A whole new thought for another post is coming to my mind. I remember Charlotte Mason's words when she called children born naturalists, when she tells us how new every blossom is to the children, and how she warned us not to ever crush that look at life and nature with awe. Education would be gaining the experience and perspective, without tarnishing that curiosity. Children have that fresh and full of awe view, that poetic and prior to language and thought encounter with the world and life. Education should be a transition to a fuller view, not the replacement of that view by another more specialized. It's possible that education based on facts is blocking that inborn ability to learn we all possess, that some teaching has come to hinder, instead of fostering, that inclination to observe, to love, to comprehend.
There have been art movements based primarily in this effort to paint like a child, which is nothing like it, but more "seeing like a child", and painting like a mature artist. In The Cloclwork Universe the author tells us the life of a mathematician is shorter than a football player or athlete.
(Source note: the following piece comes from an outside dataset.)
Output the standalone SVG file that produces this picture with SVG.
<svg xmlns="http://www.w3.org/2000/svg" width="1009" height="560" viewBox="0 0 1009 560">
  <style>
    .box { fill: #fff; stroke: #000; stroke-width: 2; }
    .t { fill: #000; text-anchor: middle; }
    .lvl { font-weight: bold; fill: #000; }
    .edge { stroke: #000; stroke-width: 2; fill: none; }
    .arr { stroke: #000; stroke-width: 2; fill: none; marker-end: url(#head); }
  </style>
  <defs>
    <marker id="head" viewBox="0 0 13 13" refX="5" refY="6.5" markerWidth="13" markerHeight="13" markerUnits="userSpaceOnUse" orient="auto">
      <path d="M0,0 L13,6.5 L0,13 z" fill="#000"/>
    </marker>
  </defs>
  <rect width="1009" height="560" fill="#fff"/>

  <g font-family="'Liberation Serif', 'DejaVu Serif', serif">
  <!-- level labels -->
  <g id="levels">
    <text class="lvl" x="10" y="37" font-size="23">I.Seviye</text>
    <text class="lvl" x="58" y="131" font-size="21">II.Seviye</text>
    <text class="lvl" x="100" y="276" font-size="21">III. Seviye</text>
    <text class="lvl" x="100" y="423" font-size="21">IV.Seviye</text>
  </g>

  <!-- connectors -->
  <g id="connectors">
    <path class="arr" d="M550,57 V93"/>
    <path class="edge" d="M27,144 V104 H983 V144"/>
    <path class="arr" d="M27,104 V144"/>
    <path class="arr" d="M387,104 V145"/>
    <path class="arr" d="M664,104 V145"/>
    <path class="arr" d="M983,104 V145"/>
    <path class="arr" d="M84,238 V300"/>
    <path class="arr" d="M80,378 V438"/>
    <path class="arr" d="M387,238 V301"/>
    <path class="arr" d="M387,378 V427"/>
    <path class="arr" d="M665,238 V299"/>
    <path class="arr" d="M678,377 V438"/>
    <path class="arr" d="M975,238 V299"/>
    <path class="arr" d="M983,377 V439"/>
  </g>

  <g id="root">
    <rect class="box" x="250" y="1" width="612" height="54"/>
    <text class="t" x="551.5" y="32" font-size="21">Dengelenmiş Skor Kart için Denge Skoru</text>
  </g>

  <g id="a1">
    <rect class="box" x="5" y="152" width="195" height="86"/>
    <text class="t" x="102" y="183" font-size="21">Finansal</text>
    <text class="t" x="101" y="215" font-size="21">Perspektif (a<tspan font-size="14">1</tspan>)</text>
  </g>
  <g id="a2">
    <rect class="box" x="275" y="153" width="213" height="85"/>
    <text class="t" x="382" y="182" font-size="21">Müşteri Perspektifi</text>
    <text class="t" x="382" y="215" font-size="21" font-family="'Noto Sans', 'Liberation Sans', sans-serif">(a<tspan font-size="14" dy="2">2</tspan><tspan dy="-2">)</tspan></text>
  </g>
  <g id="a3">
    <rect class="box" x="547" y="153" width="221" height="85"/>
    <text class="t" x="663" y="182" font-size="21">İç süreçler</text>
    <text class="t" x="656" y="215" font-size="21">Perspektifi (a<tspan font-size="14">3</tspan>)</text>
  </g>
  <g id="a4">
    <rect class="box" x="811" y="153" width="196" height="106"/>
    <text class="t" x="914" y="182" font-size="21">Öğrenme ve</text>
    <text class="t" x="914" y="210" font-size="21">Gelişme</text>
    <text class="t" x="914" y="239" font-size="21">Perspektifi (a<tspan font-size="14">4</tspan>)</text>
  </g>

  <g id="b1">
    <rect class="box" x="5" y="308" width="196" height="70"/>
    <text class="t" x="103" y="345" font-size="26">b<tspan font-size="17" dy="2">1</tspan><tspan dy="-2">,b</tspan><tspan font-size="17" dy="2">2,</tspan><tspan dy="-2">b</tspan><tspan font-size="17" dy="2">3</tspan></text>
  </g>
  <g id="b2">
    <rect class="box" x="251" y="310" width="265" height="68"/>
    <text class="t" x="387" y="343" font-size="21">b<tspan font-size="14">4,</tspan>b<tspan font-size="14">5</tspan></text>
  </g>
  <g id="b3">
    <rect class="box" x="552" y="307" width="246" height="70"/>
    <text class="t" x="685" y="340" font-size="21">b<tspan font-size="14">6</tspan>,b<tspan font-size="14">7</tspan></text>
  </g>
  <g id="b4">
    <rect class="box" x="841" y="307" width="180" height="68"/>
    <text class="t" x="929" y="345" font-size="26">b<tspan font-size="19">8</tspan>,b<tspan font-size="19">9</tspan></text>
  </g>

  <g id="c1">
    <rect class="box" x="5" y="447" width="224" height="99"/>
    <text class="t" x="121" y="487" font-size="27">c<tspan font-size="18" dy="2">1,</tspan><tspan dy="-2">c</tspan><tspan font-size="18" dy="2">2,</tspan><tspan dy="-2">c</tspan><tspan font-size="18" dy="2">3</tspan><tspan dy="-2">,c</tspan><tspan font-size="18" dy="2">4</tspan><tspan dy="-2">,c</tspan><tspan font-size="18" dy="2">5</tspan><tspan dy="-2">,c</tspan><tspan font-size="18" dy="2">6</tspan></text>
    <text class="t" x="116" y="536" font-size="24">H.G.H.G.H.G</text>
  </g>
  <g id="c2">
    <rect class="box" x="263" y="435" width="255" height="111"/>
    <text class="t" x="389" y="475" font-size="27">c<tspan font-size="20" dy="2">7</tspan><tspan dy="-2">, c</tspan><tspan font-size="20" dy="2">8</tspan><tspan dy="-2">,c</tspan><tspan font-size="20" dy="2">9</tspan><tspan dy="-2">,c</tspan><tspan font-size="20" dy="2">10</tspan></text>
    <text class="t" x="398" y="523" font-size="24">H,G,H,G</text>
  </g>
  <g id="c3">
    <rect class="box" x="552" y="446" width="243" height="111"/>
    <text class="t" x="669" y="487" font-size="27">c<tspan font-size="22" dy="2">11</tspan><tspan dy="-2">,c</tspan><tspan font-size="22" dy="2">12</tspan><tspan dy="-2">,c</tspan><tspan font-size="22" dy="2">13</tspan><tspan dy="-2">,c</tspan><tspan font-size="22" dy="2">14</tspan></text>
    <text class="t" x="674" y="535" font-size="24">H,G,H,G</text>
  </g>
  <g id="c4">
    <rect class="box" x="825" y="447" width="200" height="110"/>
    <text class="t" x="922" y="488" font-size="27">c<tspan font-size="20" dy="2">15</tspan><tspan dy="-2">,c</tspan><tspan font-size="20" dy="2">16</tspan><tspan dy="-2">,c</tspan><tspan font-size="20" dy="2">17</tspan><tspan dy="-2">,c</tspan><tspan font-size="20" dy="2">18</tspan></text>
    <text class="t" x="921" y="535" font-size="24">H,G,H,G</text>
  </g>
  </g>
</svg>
Math and science require an immense energy expense, paired with a bit of a naive look of life. Those older have less energy and probably the more realistic view that certain things "cannot be proved", "cannot be done", it takes some youthful inflated ego, some genius paired with unflinching determination, to believe one can prove a theory, or come up with a new one.
How are we then, to go about imitating others on those things we desire for our family and ourselves? Take your look away from the results and the how to, and observe who you are and what others you admire hold true. The balance to me, it's that constant dance of reaching outwards, and moving inwards. Don't loose yourself in copying others, know yourself and get inspired by others instead.
We are just homeschooling moms, christian women. Imitating is an art. Give your imitating a careful thought. Know who you are, what you already have of value in your heritage. Know who others are, and the principles and whys of what they do, and how they live.
Imitating is, ultimately, a living like _____. Be thoughtful and careful how you fill the blank.